Je m’arrête enfin à cette station et monte dans un taxi, direction la maison. Ma frustration est à son paroxysme, j’aurais au moins pu me payer à manger le lendemain, si je n’étais pas sorti. Nouveau taxi, nouveaux occupants. Taxi plein cette fois-ci. Trois dames derrière, plus moi, parce que j’étais le plus mince, et un monsieur devant. Le taxi démarre, et ça parle de tout et de rien derrière, normal, ces dames se lâchaient. Ça devait arriver, à un moment donné, les bonnes dames ont commencé à parler politique. Et ça parle de tous les candidats, ça décortique. Fiatouwo aurait snobé les dames du grand marché victime d’un incendie, son légendaire opposant Fiekpewè aurait passé son temps à marcher au lieu de se préparer sérieusement aux joutes électorales. Le président sortant serait resté silencieux devant les grognes sociales, d’ailleurs il communique exclusivement par le silence. Le monsieur de devant a cru bon, lui aussi rajouter son grain de sel : « Les élections dans ce pays n’ont jamais été crédibles, elles ont toujours été truquées et Fiekpewè a toujours été triché, dépouillé de son dû ». Ce devait assurément être la réflexion de trop, le chauffeur s’arrêta net, en pleine chaussée: « Ici, on soutient Fiatouwo ou rien, c’est ma voiture, vous sortez ou je vous sors de force, espèce de … ». Je me suis mis à bénir intérieurement ma frustration, je me serais fait jeter aussi si j’avais ouvert la bouche.

En rire ou en pleurer?

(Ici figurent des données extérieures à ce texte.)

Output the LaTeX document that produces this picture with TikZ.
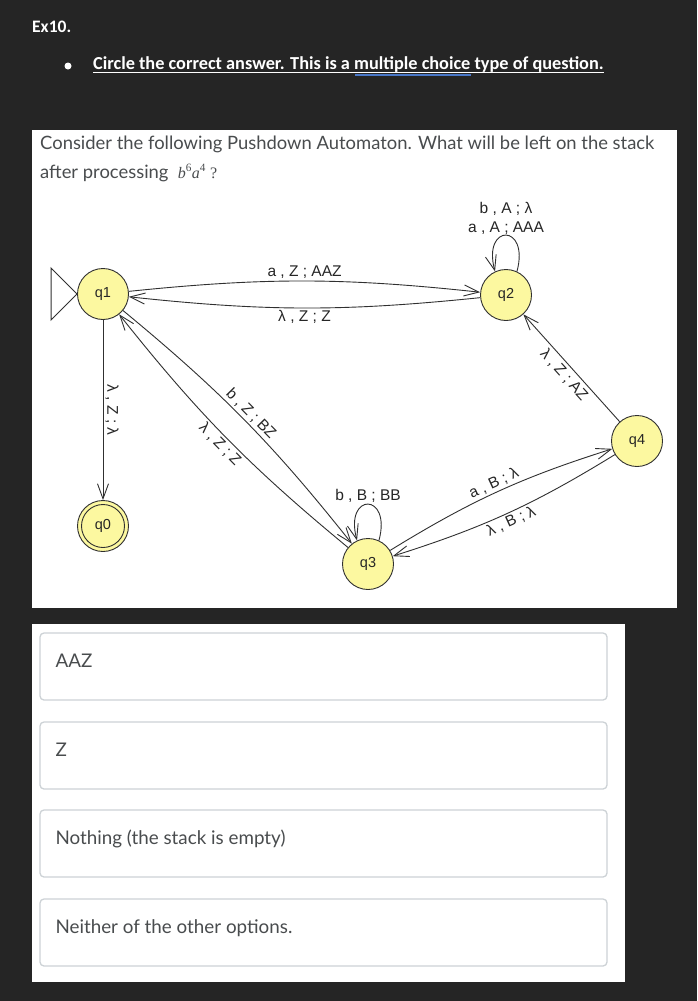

Un taximan qui éjecte des clients parce que ces derniers ne supportent pas « son » candidat. Mieux (pire) cette dame qui tient des propos abjects et clairement tribalistes à cause de motivations clairement politiques.

La même journée, deux taxis, des attitudes extrémistes, des citoyens d’un même pays, qui n’ont rien compris, une tonne de comportements à risque. Que faut-il penser de tout cela ? Ne nous sommes-nous pas assez déchirés et tués pour des causes et des personnes qui n’en valaient pas la peine? Ne pouvons-nous pas être plus intelligents que ces politiques qui, sans toutefois se préoccuper de nous réussissent à  nous diviser?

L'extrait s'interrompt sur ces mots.